Thomas Merton was one of modern Christianity’s great spiritual teachers. He worked to recover the Christian contemplative tradition and to make it available to ordinary believers. But he also recognized the twentieth-century church’s prophetic vocation, seeing no contradiction between the inward life of the spirit and the outward call to heal society’s soul-sickness, but rather a profound correlation between them. While remaining firmly grounded in his own Roman Catholic faith, he also built relationships with secular activists and with spiritual practitioners in other religions, believing that the risen Christ and divine Wisdom/Sophia were at work in all the world.

I’m a Christian in the Anabaptist/Mennonite tradition, and I’ve been reading Thomas Merton for many years. This is a place where I will explore some aspects of my encounter with his writings, and enter into a kind of dialogue with him.
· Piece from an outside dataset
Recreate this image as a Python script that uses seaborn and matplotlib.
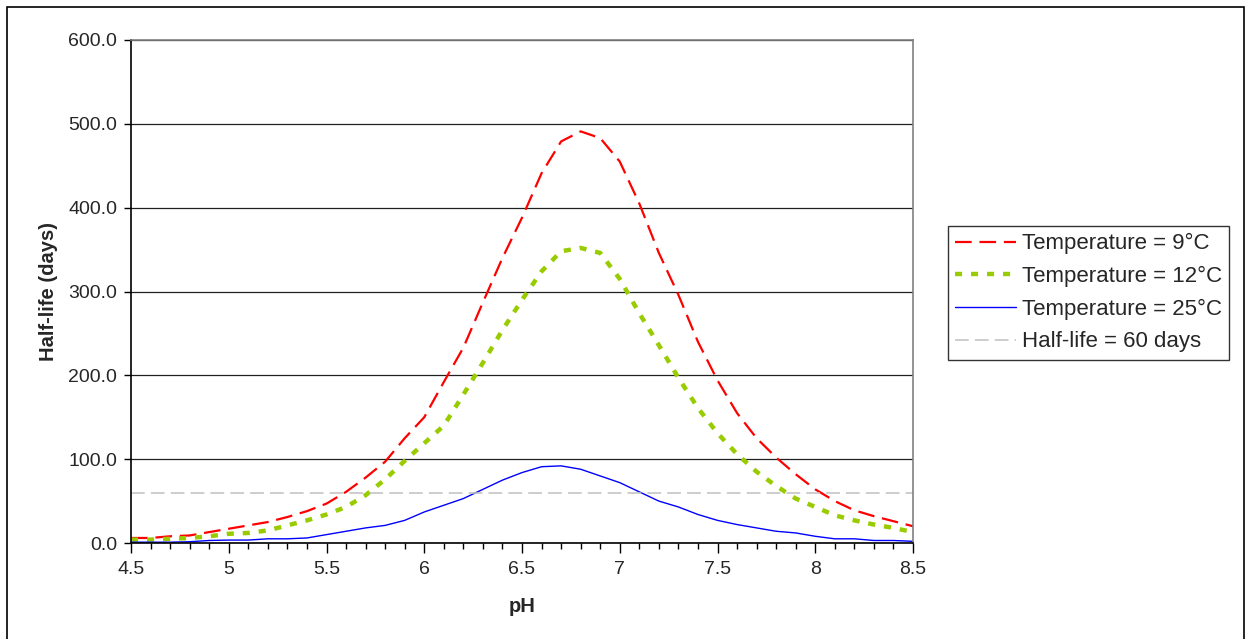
import numpy as np
import pandas as pd
import matplotlib
matplotlib.use("Agg")
import matplotlib.pyplot as plt
import seaborn as sns
from matplotlib.ticker import MultipleLocator, FormatStrFormatter
from matplotlib.patches import Rectangle

ph = [4.5, 4.6, 4.7, 4.8, 4.9, 5.0, 5.1, 5.2, 5.3, 5.4, 5.5, 5.6, 5.7, 5.8, 5.9,
      6.0, 6.1, 6.2, 6.3, 6.4, 6.5, 6.6, 6.7, 6.8, 6.9, 7.0, 7.1, 7.2, 7.3, 7.4,
      7.5, 7.6, 7.7, 7.8, 7.9, 8.0, 8.1, 8.2, 8.3, 8.4, 8.5]
temp_9c = [6, 6, 8, 9, 13, 17, 21, 25, 31, 38, 47, 61, 78, 97, 125,
           150, 192, 233, 287, 340, 388, 441, 479, 491, 483, 455, 405, 346, 296, 240,
           194, 155, 125, 102, 82, 64, 50, 39, 32, 26, 20]
temp_12c = [4, 4, 5, 6, 8, 11, 12, 15, 21, 27, 34, 43, 57, 76, 98,
            119, 140, 177, 215, 254, 290, 324, 348, 352, 346, 315, 274, 236, 197, 161,
            131, 106, 85, 68, 53, 43, 33, 27, 22, 18, 13]
temp_25c = [1, 1, 1, 1.5, 3, 3.5, 3.5, 5, 5, 6, 10, 14, 18, 21, 27,
            37, 45, 53, 64, 75, 84, 91, 92, 88, 80, 72, 61, 50, 43, 34,
            27, 22, 18, 14, 12, 8, 5, 5, 3, 3, 2]
half_life_limit = [60] * len(ph)

labels = ["Temperature = 9°C", "Temperature = 12°C",
          "Temperature = 25°C", "Half-life = 60 days"]

sns.set_style("white")
plt.rcParams['font.family'] = ['Liberation Sans', 'DejaVu Sans']

fig = plt.figure(figsize=(12.52, 6.39), dpi=100)
ax = fig.add_axes([131/1252, 96/639, (913-131)/1252, (543-40)/639])

df = pd.DataFrame({"pH": ph, "t9": temp_9c, "t12": temp_12c,
                   "t25": temp_25c, "lim": half_life_limit})

sns.lineplot(data=df, x="pH", y="t9", ax=ax, color="#ff0000", lw=1.6,
             label=labels[0])
sns.lineplot(data=df, x="pH", y="t12", ax=ax, color="#99cc00", lw=3.2,
             label=labels[1])
sns.lineplot(data=df, x="pH", y="t25", ax=ax, color="#0000ff", lw=1.0,
             label=labels[2])
sns.lineplot(data=df, x="pH", y="lim", ax=ax, color="#c0c0c0", lw=1.1,
             label=labels[3])
lines = ax.get_lines()
lines[0].set_dashes([7.5, 3.5])
lines[1].set_dashes([1.6, 2.0])
lines[3].set_dashes([9, 4])

ax.set_xlim(4.5, 8.5)
ax.set_ylim(0, 600)
ax.xaxis.set_major_locator(MultipleLocator(0.5))
ax.xaxis.set_minor_locator(MultipleLocator(0.1))
ax.yaxis.set_major_locator(MultipleLocator(100))
ax.yaxis.set_major_formatter(FormatStrFormatter("%.1f"))
ax.set_xticks([4.5, 5, 5.5, 6, 6.5, 7, 7.5, 8, 8.5])
ax.set_xticklabels(["4.5", "5", "5.5", "6", "6.5", "7", "7.5", "8", "8.5"])

ax.grid(axis="y", color="#202020", lw=0.9)
ax.set_axisbelow(True)
ax.tick_params(axis="x", which="major", direction="out", length=7, width=1,
               color="black", labelsize=14, pad=6, bottom=True)
ax.tick_params(axis="x", which="minor", direction="out", length=4, width=1,
               color="black", bottom=True)
ax.tick_params(axis="y", which="major", direction="out", length=5, width=1,
               color="black", labelsize=14, pad=5, left=True)
for s in ["left", "bottom"]:
    ax.spines[s].set_color("black")
    ax.spines[s].set_linewidth(1.2)
for s in ["top", "right"]:
    ax.spines[s].set_color("#808080")
    ax.spines[s].set_linewidth(1.2)

ax.set_xlabel("pH", fontsize=14.5, fontweight="bold", labelpad=14)
ax.set_ylabel("Half-life (days)", fontsize=14.5, fontweight="bold", labelpad=7)

leg = ax.legend(loc="upper left", bbox_to_anchor=(948/1252, 1 - 226/639),
                bbox_transform=fig.transFigure, borderaxespad=0,
                fontsize=16, frameon=True, fancybox=False, handlelength=2.75,
                handletextpad=0.25, labelspacing=0.52, borderpad=0.33)
leg.get_frame().set_edgecolor("black")
leg.get_frame().set_linewidth(1.0)

fig.add_artist(Rectangle((7/1252, -0.02), (1244-7)/1252, 1.02 - 7/639,
                         transform=fig.transFigure, fill=False,
                         edgecolor="black", lw=1.2))

fig.savefig("out.png", dpi=100)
Merton has been a teacher for me, especially regarding contemplative vocation; yet there are places where I find him challenging, or respond critically to him, for instance regarding certain Roman Catholic traditions or Merton’s expectation of finding Christ present even in other religious traditions.

I hope that this cross-fertilization between Thomas Merton and Mennonite Christianity may have some value not only for the Catholic and Anabaptist communions, but for the new forms of Christian faith, life, and worship that are blossoming today. The fingerprints of both Merton and the Anabaptists are on many emergent modes of being church and being disciples. I hope this blog will be a source of stimulation in the midst of this ongoing reformation.